Moldavite and Tektite
Moldavite is a bottle-green to brown-green gemstone belonging to the tektite group. It has garnered attention due to its unusual origin - it is thought to have formed from condensed rock vapors after a meteorite impact. You will sometimes see moldavite touted as "the only known extraterrestrial gemstone on earth" or "the gemstone from the stars".
Tektite is the general term used to refer to natural glass rocks formed by the impact of large meteorites on the Earth's surface. They are found in just four locations around the world, known as strewnfields. Material from a large meteorite impact may be strewn several hundred kilometers from the impact crater. The four known strewnfields are centered in Germany, Australia, the USA (Chesapeake Bay, Maryland) and Ghana. Moldavite has been found only in the Czech Republic, part of the German strewnfield.

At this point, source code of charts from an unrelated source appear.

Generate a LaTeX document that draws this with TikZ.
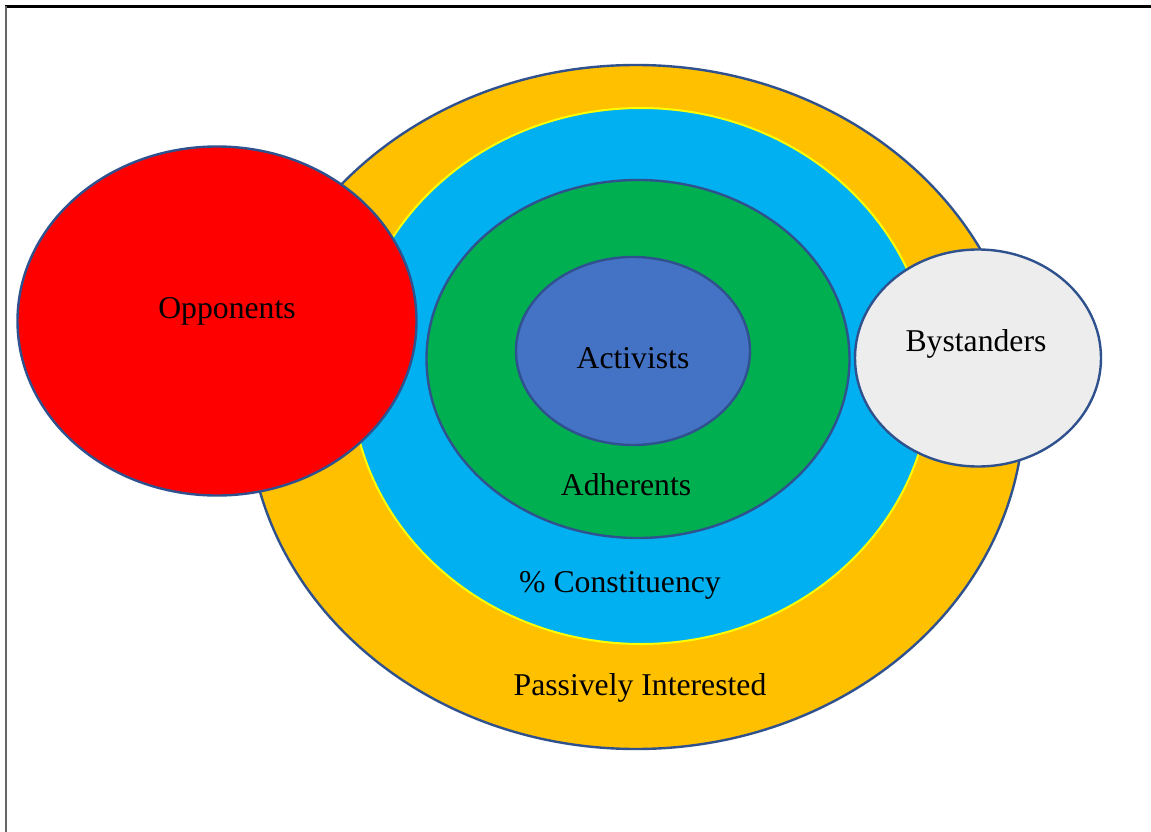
\documentclass[tikz,border=0pt]{standalone}
\usepackage{fontspec}
\setmainfont{Liberation Serif}
\usetikzlibrary{shapes.geometric}
\definecolor{ringyellow}{HTML}{FFC000}
\definecolor{ringblue}{HTML}{00B0F0}
\definecolor{ringgreen}{HTML}{00B050}
\definecolor{coreblue}{HTML}{4472C4}
\definecolor{oppred}{HTML}{FF0000}
\definecolor{bygrey}{HTML}{EDEDED}
\definecolor{edgeblue}{HTML}{2F528F}
\definecolor{hilite}{HTML}{FFFF00}
\tikzset{
  blob/.style={ellipse, draw=edgeblue, line width=2.4pt, inner sep=0pt},
  lbl/.style={font=\fontsize{31.7}{38}\selectfont, text=black, inner sep=0pt}
}
\begin{document}
\begin{tikzpicture}[x=1pt,y=-1pt]
\useasboundingbox (0,0) rectangle (1151,832);
\fill[white] (0,0) rectangle (1151,832);
% frame
\draw[black, line width=3pt] (5,6.5) -- (1151,6.5);
\draw[black!60, line width=2pt] (6,6.5) -- (6,832);
% rings
\node[blob, fill=ringyellow, minimum width=776pt, minimum height=684pt] (passive) at (636,407) {};
\node[ellipse, draw=hilite, line width=2pt, fill=ringblue, minimum width=580pt, minimum height=536pt, inner sep=0pt] (constit) at (641,376) {};
\node[blob, fill=ringgreen, minimum width=423pt, minimum height=358pt] (adher) at (638,359) {};
\node[blob, fill=coreblue, minimum width=234pt, minimum height=188pt] (activ) at (633,351) {};
\node[blob, fill=oppred, minimum width=399pt, minimum height=349pt] (oppo) at (217,321) {};
\node[blob, fill=bygrey, minimum width=246pt, minimum height=217pt] (bystand) at (978,358) {};
% labels
\node[lbl] (toppo) at (227,311) {Opponents};
\node[lbl] (tactiv) at (633,358) {Activists};
\node[lbl] (tadher) at (626,485) {Adherents};
\node[lbl] (tconst) at (620,585) {\% Constituency};
\node[lbl] (tpass) at (640,688) {Passively Interested};
\node[lbl] (tbyst) at (976,344) {Bystanders};
\end{tikzpicture}
\end{document}
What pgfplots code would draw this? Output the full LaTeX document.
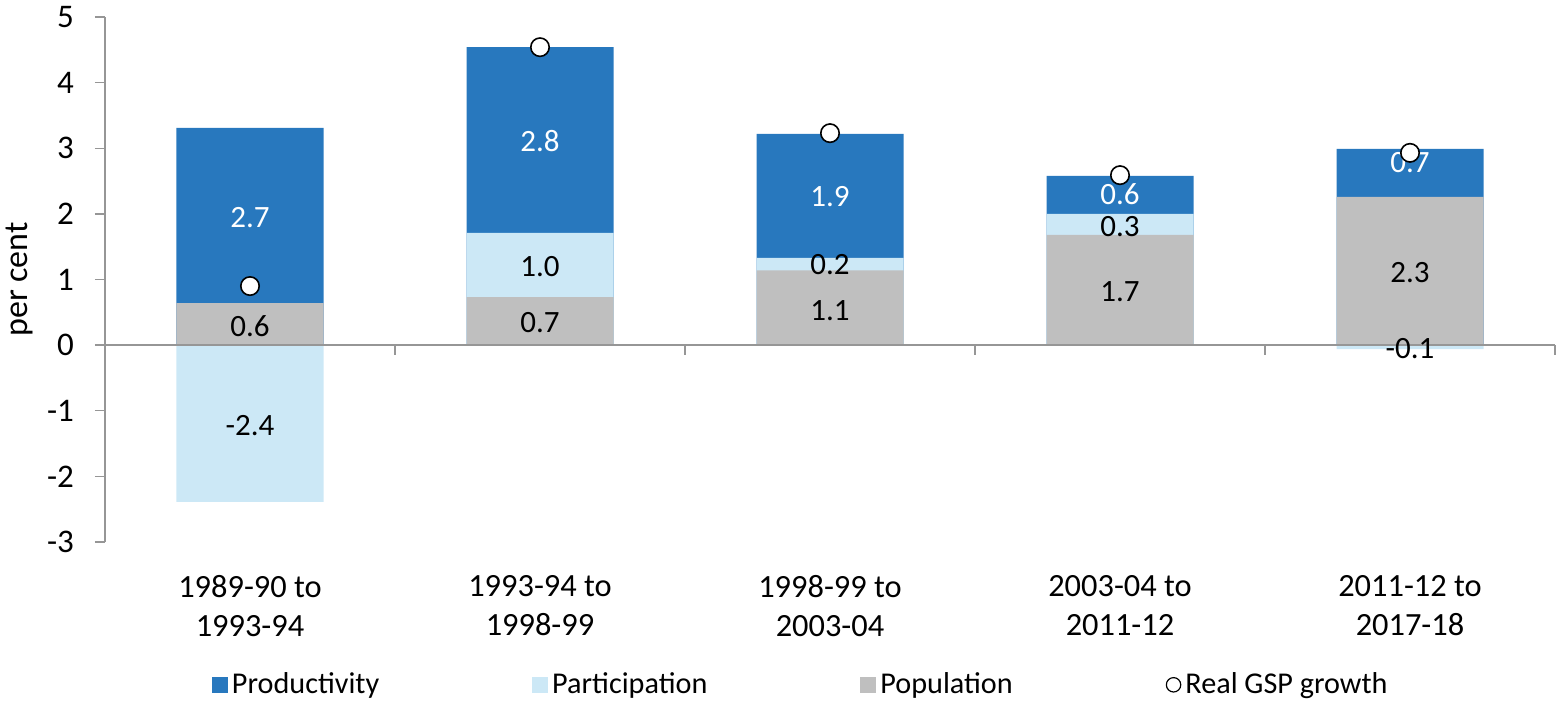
\documentclass[border=0pt]{standalone}
\usepackage{pgfplots}
\pgfplotsset{compat=1.18}
\usepackage{fontspec}
\setmainfont{Carlito}
\definecolor{prod}{RGB}{40,120,190}
\definecolor{part}{RGB}{204,232,246}
\definecolor{popl}{RGB}{191,191,191}
\definecolor{axgray}{RGB}{150,150,150}
\begin{document}
\begin{tikzpicture}
\begin{axis}[
  name=ax, scale only axis, width=725pt, height=262.5pt,
  xmin=-0.5, xmax=4.5, ymin=-3, ymax=5,
  ytick={-3,-2,...,5},
  xtick={0,1,2,3,4},
  xticklabels={{1989-90 to\\1993-94},{1993-94 to\\1998-99},{1998-99 to\\2003-04},{2003-04 to\\2011-12},{2011-12 to\\2017-18}},
  xticklabel style={align=center, font=\fontsize{16.2}{19.5}\selectfont, yshift=-8pt},
  yticklabel style={font=\fontsize{16.5}{18}\selectfont, xshift=-7pt},
  /pgf/number format/assume math mode=true,
  axis lines*=left,
  x axis line style={draw=none},
  y axis line style={axgray, line width=0.7pt},
  xtick style={draw=none},
  ytick style={axgray, line width=0.7pt},
  tick align=outside, major tick length=5pt,
  ylabel={per cent},
  ylabel style={font=\fontsize{17}{19}\selectfont, yshift=0pt},
  legend columns=4,
  legend style={draw=none, fill=none, at={(0.0735,-0.272)}, anchor=west, inner sep=0pt,
    font=\fontsize{15.1}{17}\selectfont,
    /tikz/every even column/.append style={column sep=74.5pt}},
  legend cell align=left,
  clip=false,
]
\addplot[ybar, bar width=73.5pt, bar shift=0pt, fill=prod, draw=none,
  legend image code/.code={\fill[prod] (0pt,-4pt) rectangle (8pt,4pt);}]
  coordinates {(0,3.31) (1,4.54) (2,3.22) (3,2.58) (4,2.99)};
\addlegendentry{Productivity}
\addplot[ybar, bar width=73.5pt, bar shift=0pt, fill=part, draw=none,
  legend image code/.code={\fill[part] (0pt,-4pt) rectangle (8pt,4pt);}]
  coordinates {(0,-2.39) (1,1.71) (2,1.33) (3,2.00) (4,-0.06)};
\addlegendentry{Participation}
\addplot[ybar, bar width=73.5pt, bar shift=0pt, fill=popl, draw=none,
  legend image code/.code={\fill[popl] (0pt,-4pt) rectangle (8pt,4pt);}]
  coordinates {(0,0.64) (1,0.73) (2,1.14) (3,1.68) (4,2.26)};
\addlegendentry{Population}
% zero line and category boundary ticks
\draw[axgray, line width=0.7pt] (axis cs:-0.5,0) -- (axis cs:4.5,0);
\pgfplotsinvokeforeach{0.5,1.5,2.5,3.5,4.5}{
  \draw[axgray, line width=0.7pt] (axis cs:#1,0) -- ([yshift=-5pt]axis cs:#1,0);
}
% data labels
\addplot[only marks, mark=none, forget plot, nodes near coords, point meta=explicit symbolic,
  every node near coord/.append style={anchor=center, text=white, font=\fontsize{15.5}{17}\selectfont}]
  table[meta=lab] {
x y lab
0 1.94 2.7
1 3.11 2.8
2 2.26 1.9
3 2.30 0.6
4 2.78 0.7
};
\addplot[only marks, mark=none, forget plot, nodes near coords, point meta=explicit symbolic,
  every node near coord/.append style={anchor=center, text=black, font=\fontsize{15.5}{17}\selectfont}]
  table[meta=lab] {
x y lab
0 0.29 0.6
0 -1.22 -2.4
1 1.20 1.0
1 0.35 0.7
2 1.22 0.2
2 0.53 1.1
3 1.81 0.3
3 0.81 1.7
4 1.11 2.3
4 -0.05 -0.1
};
\addplot[only marks, mark=*, mark size=4.6pt, mark options={fill=white, draw=black, line width=0.8pt},
  legend image code/.code={\draw[black, fill=white, line width=0.6pt] (3.8pt,0pt) circle (3.6pt);}]
  coordinates {(0,0.90) (1,4.54) (2,3.23) (3,2.59) (4,2.93)};
\addlegendentry{Real GSP growth}
\end{axis}
\path (ax.south west) ++(-52.5pt,-79.5pt) coordinate (bl);
\path (ax.north east) ++(3.5pt,8.5pt) coordinate (tr);
\pgfresetboundingbox
\useasboundingbox (bl) rectangle (tr);
\end{tikzpicture}
\end{document}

Though moldavite has been promoted by some as extraterrestrial, that is probably not the case. According to tektite theory, a meteorite impact melts material from the Earth's surface and catapults it up to several hundred kilometers away from the impact site. The molten material cools and solidifies to glass. According to this theory, a meteorite impact causes the formation, but the precursor material of tektites is primarily of terrestrial origin, as determined from isotopic measurements. Today, the terrestrial origin of tektites is widely accepted based on the results of geochemical and isotopic studies.
Moldavite gets its name from the town of Moldauthein in the Czech Republic where it was first found. There are currently four moldavite mines operating in the Czech Republic, but it is estimated that the supply of gem-grade material will be exhausted in about ten years' time.
Moldavite is composed of silicon dioxide and aluminum oxide. As a natural glass, similar to obsidian, it has no crystal structure. It has a hardness of about 5.5 on the Mohs scale, and a density of 2.32 to 2.38, similar to obsidian. Moldavite has a refractive index of 1.48-1.54, also similar to obsidian and a vitreous luster.